* SET EXERCISE *
The data below holds the lines to copy: everything from the line containing "Give me the Plotly source for this chart." to the line containing "y_ticks = [48.5, 49.0, 49.5, 50.0, 50.5, 51.0, 51.5]", both ends included, set down exactly.

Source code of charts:
▬▬▬
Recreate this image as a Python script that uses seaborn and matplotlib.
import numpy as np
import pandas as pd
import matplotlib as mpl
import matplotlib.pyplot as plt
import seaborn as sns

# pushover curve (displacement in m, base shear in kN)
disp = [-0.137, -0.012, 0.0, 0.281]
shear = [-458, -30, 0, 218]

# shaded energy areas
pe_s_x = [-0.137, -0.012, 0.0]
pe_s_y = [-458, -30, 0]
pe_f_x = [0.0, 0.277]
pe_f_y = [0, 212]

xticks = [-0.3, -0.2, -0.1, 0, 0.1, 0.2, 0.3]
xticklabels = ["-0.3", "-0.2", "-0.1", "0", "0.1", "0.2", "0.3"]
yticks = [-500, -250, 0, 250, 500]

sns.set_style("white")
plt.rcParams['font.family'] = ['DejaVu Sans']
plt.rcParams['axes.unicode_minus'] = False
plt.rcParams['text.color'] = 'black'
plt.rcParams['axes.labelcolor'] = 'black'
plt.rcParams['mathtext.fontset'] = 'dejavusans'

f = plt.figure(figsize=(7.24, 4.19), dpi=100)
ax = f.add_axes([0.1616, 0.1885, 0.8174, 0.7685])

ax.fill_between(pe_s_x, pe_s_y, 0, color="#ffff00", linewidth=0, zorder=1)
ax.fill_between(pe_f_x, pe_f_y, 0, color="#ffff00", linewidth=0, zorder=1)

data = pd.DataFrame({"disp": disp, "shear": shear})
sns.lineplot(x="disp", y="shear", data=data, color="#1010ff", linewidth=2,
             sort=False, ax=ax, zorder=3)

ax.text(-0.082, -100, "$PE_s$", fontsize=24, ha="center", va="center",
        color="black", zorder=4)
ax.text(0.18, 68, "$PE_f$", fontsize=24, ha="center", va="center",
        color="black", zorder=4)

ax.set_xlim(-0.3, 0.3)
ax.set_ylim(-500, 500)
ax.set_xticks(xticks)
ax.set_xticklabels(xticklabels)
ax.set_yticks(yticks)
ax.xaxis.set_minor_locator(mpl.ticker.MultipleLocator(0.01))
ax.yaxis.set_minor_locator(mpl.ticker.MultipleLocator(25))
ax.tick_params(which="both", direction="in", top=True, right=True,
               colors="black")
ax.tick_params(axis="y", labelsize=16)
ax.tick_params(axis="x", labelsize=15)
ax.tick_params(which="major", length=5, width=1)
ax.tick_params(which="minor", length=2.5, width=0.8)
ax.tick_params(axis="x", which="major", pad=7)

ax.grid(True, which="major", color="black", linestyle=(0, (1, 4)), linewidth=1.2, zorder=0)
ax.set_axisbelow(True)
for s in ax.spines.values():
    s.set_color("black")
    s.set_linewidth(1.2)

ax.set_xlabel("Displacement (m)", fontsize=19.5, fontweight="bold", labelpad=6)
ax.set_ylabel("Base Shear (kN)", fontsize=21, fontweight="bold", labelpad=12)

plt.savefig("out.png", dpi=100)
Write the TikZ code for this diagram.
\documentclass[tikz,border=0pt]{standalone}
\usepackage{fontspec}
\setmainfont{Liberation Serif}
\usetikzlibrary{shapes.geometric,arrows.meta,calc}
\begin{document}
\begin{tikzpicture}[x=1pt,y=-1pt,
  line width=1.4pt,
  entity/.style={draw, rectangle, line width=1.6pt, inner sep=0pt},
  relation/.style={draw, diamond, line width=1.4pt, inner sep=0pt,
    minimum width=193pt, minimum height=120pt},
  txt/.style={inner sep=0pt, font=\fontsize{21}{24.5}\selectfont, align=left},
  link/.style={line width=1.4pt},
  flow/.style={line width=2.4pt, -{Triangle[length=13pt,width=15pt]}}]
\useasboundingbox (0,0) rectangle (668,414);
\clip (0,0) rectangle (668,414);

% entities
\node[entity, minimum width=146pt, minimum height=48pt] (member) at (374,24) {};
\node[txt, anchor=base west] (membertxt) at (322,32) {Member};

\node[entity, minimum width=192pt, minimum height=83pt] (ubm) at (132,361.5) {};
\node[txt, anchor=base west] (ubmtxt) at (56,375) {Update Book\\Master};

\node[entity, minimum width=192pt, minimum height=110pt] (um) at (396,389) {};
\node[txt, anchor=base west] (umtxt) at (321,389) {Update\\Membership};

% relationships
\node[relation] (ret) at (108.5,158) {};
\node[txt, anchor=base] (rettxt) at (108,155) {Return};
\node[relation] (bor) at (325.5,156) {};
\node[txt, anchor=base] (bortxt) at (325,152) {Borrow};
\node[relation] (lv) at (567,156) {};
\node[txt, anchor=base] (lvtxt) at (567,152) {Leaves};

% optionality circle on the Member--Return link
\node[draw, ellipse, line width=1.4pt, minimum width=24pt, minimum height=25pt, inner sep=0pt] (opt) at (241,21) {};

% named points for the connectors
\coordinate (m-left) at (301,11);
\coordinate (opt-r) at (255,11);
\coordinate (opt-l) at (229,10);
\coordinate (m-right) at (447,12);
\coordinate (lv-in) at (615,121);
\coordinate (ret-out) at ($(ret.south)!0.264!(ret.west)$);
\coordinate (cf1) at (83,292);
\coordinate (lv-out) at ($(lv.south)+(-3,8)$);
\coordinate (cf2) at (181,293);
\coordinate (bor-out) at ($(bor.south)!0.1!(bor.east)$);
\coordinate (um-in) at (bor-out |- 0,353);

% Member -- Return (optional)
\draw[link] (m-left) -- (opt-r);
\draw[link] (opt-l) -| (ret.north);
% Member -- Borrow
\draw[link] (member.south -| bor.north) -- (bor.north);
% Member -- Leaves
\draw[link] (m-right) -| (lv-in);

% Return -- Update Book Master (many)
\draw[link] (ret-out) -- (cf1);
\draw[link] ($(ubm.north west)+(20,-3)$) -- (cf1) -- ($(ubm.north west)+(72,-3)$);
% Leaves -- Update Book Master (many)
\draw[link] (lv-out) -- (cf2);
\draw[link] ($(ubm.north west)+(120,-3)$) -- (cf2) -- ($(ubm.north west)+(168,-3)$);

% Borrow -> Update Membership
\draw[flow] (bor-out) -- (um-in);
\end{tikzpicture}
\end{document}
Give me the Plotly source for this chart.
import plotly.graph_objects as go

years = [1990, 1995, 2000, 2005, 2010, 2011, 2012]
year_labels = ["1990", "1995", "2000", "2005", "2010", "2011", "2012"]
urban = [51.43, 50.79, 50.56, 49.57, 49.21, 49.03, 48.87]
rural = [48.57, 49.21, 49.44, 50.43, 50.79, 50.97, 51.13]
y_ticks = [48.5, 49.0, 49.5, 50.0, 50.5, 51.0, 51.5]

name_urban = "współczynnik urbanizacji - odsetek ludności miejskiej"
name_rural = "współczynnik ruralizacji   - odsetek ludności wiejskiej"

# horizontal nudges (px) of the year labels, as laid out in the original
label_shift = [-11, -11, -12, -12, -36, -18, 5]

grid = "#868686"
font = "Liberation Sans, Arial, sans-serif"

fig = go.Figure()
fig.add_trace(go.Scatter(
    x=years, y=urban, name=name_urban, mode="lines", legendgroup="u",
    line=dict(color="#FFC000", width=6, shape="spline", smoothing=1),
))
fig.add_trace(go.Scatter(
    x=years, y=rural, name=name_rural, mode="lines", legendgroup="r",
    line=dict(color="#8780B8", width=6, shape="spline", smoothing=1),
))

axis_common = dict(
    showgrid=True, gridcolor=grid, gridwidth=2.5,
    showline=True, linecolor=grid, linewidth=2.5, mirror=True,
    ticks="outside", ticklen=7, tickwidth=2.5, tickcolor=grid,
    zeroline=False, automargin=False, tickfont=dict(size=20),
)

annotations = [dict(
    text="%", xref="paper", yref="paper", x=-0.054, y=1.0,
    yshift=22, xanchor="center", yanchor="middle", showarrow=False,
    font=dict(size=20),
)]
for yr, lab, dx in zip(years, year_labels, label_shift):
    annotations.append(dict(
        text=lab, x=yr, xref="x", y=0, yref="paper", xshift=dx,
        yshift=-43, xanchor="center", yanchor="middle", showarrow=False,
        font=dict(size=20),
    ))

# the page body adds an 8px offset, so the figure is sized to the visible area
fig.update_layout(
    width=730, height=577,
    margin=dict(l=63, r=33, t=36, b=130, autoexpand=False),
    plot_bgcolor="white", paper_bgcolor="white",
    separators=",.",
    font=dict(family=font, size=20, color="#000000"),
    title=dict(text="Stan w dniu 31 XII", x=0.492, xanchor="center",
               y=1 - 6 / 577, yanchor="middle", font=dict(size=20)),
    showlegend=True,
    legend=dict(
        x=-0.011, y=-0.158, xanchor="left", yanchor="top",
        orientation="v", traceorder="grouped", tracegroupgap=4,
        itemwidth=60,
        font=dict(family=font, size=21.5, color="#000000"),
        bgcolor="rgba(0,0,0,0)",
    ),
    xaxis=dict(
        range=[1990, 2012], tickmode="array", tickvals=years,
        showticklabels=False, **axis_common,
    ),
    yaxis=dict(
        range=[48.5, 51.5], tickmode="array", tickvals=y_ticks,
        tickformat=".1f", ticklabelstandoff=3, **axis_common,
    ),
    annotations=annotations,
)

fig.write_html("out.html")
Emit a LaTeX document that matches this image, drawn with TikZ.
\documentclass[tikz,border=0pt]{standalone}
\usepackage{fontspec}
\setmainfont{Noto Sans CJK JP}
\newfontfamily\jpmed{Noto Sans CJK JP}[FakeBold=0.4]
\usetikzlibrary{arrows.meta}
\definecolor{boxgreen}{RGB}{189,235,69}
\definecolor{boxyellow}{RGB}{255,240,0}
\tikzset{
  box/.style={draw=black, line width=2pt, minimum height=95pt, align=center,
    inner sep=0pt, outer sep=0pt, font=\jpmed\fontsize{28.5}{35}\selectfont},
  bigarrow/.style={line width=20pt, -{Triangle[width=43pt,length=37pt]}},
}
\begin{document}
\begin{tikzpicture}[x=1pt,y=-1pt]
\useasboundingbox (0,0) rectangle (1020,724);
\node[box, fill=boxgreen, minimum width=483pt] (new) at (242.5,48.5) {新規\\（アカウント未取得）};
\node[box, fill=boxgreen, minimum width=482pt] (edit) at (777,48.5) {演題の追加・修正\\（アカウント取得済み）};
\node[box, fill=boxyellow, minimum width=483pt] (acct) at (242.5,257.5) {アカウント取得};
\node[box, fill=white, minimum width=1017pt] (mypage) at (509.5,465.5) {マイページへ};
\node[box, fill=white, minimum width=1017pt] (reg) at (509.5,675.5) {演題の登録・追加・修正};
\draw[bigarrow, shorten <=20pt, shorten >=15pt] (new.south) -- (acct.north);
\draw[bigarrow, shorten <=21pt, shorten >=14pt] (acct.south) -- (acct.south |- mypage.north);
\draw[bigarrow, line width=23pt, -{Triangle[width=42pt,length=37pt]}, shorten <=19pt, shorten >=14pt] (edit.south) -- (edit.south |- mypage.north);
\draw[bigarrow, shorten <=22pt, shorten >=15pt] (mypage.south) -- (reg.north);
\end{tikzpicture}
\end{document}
▬▬▬
* RESULT FOR THIS TASK *
Give me the Plotly source for this chart.
import plotly.graph_objects as go

years = [1990, 1995, 2000, 2005, 2010, 2011, 2012]
year_labels = ["1990", "1995", "2000", "2005", "2010", "2011", "2012"]
urban = [51.43, 50.79, 50.56, 49.57, 49.21, 49.03, 48.87]
rural = [48.57, 49.21, 49.44, 50.43, 50.79, 50.97, 51.13]
y_ticks = [48.5, 49.0, 49.5, 50.0, 50.5, 51.0, 51.5]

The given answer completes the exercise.